---- GIVEN INFORMATION

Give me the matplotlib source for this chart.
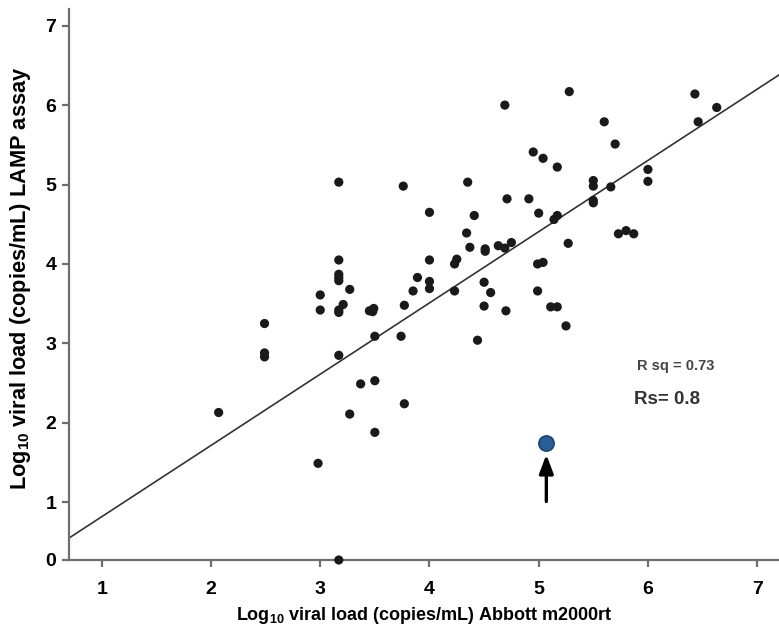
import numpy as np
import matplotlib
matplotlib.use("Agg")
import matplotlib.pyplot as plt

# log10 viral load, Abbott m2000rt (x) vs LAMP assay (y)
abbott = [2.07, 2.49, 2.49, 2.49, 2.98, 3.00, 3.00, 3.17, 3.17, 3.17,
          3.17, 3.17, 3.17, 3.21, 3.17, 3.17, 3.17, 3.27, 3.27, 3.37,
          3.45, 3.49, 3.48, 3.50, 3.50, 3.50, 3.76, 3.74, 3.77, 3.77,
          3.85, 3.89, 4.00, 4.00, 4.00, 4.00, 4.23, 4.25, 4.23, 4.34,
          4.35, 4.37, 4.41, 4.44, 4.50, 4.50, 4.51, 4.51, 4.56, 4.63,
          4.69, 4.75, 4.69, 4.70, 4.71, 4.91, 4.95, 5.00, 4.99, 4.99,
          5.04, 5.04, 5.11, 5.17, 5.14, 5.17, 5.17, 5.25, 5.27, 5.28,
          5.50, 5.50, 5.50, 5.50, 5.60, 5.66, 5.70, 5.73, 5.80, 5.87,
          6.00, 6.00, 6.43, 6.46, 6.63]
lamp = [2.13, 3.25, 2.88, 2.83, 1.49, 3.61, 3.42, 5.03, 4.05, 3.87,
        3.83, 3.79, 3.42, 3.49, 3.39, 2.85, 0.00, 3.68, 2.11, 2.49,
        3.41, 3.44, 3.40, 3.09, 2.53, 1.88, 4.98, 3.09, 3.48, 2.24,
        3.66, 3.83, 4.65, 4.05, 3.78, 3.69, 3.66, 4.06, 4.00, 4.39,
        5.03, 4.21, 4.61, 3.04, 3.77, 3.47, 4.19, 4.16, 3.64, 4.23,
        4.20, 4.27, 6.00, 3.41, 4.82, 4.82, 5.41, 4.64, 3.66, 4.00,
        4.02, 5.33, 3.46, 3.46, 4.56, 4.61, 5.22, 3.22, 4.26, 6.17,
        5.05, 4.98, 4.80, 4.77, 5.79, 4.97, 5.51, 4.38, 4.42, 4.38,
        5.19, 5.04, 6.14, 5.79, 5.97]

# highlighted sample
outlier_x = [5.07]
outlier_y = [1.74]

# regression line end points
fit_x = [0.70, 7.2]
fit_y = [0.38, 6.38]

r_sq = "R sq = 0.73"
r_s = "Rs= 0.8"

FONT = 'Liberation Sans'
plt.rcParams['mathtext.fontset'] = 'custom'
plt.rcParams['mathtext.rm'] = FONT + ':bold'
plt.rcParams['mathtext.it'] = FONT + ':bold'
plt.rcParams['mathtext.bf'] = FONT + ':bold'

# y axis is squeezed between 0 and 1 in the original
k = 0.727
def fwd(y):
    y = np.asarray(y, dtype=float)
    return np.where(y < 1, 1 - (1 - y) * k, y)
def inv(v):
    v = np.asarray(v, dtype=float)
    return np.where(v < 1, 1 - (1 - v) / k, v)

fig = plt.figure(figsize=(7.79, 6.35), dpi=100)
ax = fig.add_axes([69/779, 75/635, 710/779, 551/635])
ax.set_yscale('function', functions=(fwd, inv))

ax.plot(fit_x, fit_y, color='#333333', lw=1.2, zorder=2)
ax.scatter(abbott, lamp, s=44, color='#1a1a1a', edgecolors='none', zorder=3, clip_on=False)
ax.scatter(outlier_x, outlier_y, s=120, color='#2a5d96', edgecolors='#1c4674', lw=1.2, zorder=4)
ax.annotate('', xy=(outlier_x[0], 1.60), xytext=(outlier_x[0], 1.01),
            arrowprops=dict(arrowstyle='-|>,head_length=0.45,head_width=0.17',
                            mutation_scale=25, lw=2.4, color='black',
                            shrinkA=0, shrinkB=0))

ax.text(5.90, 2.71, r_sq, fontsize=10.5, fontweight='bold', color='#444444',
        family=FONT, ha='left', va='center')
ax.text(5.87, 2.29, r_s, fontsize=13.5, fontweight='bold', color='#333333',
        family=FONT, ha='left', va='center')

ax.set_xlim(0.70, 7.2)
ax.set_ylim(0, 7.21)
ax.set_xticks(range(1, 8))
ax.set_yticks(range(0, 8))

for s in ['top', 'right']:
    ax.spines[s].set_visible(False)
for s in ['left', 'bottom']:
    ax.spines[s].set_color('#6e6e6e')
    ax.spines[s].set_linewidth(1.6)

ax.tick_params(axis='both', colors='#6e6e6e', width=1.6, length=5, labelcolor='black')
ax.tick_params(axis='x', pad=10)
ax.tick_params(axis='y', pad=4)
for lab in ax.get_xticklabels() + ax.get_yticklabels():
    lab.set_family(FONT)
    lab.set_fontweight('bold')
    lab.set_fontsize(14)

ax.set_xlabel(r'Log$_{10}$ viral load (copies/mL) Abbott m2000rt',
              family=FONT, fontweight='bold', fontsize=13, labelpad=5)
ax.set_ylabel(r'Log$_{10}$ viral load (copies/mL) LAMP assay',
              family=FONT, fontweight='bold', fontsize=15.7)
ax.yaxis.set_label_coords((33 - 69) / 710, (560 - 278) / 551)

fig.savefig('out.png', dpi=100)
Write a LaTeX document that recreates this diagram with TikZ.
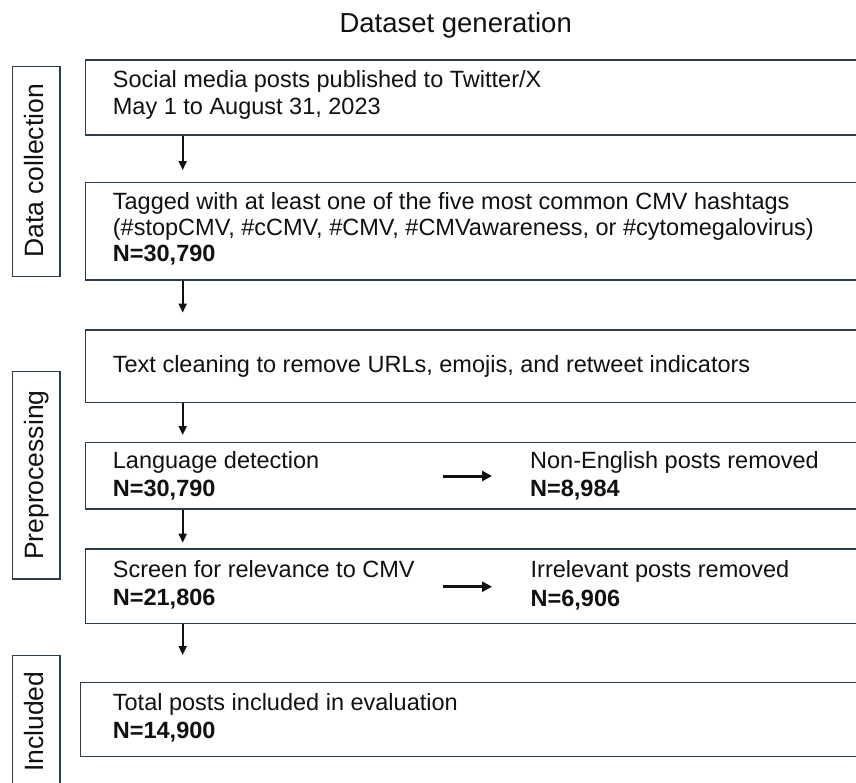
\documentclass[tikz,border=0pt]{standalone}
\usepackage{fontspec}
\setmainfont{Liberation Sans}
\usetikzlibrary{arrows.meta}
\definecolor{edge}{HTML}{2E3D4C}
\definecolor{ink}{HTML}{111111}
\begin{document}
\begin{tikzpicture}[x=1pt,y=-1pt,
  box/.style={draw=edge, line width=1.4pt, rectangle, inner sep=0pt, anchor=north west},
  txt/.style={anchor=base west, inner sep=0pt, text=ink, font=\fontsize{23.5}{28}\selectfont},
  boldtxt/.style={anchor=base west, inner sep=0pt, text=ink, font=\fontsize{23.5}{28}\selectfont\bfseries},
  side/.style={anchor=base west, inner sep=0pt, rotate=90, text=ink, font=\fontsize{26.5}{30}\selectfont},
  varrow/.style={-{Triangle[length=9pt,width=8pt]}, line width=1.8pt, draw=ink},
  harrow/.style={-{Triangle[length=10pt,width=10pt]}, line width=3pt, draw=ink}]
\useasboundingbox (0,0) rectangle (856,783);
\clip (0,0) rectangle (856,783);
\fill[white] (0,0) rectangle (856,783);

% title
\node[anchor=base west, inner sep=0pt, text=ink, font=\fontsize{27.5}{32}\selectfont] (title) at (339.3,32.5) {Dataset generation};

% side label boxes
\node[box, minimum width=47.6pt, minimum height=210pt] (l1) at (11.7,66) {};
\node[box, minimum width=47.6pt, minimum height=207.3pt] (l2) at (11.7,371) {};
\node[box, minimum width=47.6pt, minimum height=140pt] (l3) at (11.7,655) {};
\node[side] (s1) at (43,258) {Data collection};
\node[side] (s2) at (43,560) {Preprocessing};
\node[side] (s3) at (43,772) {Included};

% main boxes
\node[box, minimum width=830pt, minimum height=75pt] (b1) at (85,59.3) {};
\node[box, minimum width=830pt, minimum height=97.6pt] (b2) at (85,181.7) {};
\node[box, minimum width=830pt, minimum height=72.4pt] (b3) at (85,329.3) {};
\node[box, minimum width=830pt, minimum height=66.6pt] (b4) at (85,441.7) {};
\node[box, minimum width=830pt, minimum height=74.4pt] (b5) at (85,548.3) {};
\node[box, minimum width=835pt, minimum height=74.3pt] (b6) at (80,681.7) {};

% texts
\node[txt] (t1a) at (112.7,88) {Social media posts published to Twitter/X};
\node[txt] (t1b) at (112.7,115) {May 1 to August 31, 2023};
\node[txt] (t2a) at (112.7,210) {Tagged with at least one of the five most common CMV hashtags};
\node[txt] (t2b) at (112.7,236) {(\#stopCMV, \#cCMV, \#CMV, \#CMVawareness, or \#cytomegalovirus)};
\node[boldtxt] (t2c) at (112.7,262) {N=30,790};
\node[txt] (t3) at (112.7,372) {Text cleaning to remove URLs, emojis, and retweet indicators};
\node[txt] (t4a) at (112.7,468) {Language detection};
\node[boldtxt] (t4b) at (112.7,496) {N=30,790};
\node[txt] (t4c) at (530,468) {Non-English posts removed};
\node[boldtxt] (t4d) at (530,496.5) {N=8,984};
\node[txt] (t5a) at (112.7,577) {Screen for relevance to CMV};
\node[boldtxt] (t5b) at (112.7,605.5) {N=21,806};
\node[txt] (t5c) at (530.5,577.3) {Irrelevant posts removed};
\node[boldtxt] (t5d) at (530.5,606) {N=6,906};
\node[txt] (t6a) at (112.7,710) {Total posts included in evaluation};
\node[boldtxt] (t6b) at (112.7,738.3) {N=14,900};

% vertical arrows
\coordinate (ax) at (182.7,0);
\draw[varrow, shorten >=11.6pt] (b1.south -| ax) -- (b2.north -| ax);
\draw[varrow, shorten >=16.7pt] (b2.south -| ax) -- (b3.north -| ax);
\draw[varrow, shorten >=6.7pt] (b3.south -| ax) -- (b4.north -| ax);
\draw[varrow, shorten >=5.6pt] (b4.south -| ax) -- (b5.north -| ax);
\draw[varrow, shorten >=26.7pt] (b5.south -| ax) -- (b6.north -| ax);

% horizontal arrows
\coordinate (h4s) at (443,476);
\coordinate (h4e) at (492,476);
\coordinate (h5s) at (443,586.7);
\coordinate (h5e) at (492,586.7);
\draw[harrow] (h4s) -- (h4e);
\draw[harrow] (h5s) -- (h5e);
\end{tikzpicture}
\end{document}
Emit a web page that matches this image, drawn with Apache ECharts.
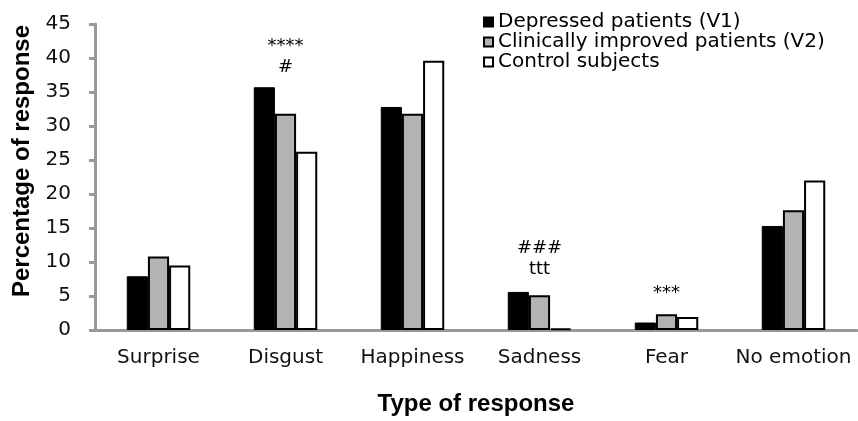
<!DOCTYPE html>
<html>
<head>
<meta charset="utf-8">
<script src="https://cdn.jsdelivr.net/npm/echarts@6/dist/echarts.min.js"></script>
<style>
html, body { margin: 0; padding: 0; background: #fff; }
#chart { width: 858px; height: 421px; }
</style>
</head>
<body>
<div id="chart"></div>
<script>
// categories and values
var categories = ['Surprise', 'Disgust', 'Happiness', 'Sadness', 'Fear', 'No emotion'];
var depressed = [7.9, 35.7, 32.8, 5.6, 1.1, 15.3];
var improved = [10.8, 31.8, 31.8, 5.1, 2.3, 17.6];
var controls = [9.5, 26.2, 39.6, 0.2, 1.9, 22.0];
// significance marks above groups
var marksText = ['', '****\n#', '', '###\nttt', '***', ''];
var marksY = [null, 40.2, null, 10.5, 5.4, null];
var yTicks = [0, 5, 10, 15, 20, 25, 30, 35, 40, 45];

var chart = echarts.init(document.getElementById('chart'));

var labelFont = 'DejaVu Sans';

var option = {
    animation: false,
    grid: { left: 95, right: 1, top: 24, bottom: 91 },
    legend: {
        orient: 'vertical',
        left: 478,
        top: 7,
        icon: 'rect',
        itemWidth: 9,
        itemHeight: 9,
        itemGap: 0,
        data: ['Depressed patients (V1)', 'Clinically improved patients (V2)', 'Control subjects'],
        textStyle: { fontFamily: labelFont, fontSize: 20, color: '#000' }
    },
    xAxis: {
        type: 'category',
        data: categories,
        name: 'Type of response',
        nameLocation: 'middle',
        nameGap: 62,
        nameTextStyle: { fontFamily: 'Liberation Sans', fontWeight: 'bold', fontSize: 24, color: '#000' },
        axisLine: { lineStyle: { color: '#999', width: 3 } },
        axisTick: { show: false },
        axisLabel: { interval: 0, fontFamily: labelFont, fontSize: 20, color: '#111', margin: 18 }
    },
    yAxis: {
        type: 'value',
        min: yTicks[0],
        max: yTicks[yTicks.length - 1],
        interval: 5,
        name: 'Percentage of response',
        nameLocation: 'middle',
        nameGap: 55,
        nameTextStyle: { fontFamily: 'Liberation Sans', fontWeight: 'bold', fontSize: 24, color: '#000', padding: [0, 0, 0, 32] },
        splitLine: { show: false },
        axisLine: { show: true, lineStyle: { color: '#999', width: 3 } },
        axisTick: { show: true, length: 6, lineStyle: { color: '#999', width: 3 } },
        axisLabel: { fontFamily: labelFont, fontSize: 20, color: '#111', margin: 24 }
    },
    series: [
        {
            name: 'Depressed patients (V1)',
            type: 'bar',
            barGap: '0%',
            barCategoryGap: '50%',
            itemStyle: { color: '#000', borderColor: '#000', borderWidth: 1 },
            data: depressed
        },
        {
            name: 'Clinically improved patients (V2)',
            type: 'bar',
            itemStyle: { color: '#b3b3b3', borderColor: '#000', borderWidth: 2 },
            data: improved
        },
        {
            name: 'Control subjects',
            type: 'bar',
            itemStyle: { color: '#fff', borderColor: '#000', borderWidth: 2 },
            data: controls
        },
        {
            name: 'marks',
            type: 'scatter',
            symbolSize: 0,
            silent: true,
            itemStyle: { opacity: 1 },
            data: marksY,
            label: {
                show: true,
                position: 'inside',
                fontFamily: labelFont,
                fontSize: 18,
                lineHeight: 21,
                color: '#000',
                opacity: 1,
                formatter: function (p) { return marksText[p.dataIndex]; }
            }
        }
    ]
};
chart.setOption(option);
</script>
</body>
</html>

--------

In the material above, show every line where the word "with" turns up.

Write a LaTeX document that recreates this diagram with TikZ.
\node[txt] (t2a) at (112.7,210) {Tagged with at least one of the five most common CMV hashtags};
Emit a web page that matches this image, drawn with Apache ECharts.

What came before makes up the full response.